In the second poem the questioning continues as a recollection is interrupted:

‘The last time we saw you…when was the last time we
saw you?’

The awareness of continuance in absence is presented in festive terms as ‘Even in absentia, you put your credit card’, followed by a white space on the page before the decisive word ‘down’.

‘It’s all paid for, the bartender said’.

As friendship melts before new friendship forms there is a bleak recognition that ‘In the cold we get dark’ and, in poem 6, there is the plea ‘Victor, we want your friendship not your money!’ But the journey of dissolution continues and the poet asks ‘How do we stop the melting?’ before recognizing that

‘Each step has become a wish to step back’.

It was perhaps Anthony Caleshu’s use of the word ‘step’ that brought back to my mind that 1970 tour-de-force by W.S. Graham, ‘Malcolm Mooney’s Land’ which opens with its elegiac tone of friendships left behind:

‘Today, Tuesday, I decided to move on
Although the wind was veering. Better to move
Than have them at my heels, poor friends
I buried earlier under the printed snow.’

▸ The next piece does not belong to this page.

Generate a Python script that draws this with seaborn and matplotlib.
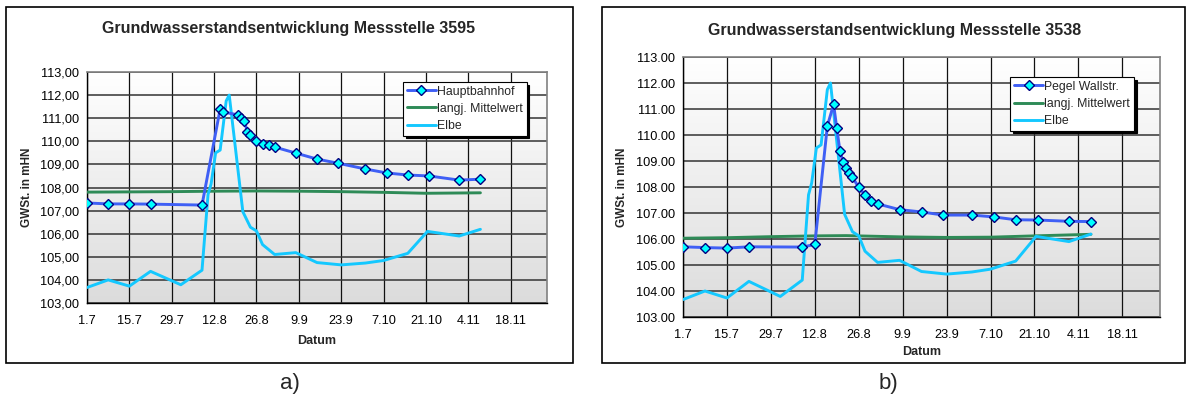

Graham’s words move step by step, ‘word on word’, and as Tony Lopez put it in his monograph on the poet ‘Malcolm Mooney’s Land is in many senses a particular place with its own natural history and its own community of strange inhabitants. The full description does not occur in any one place, but reading across the poems we pick up a consistent level of reference which builds a territory outside but linked with normal reality. It is a place of terror and madness, inhabited by monsters, beasts and gods.’
As Flaubert’s character dies she opens her nostrils to breathe in with ‘mystical sensuous fervour’ and ‘as she breathed her last, she thought she could see, in the opening heavens, a gigantic parrot hovering above her head’. A ‘sublime hope’ certainly does cheer ever the ‘faithful heart’ and Caleshu’s concluding poem asserts ‘Victor, we’re replacing this story of you with this story of / us’.
This short review is really just an exploration of a few ideas which came to me at further reading. I shall read this powerful and moving sequence of poems many more times yet.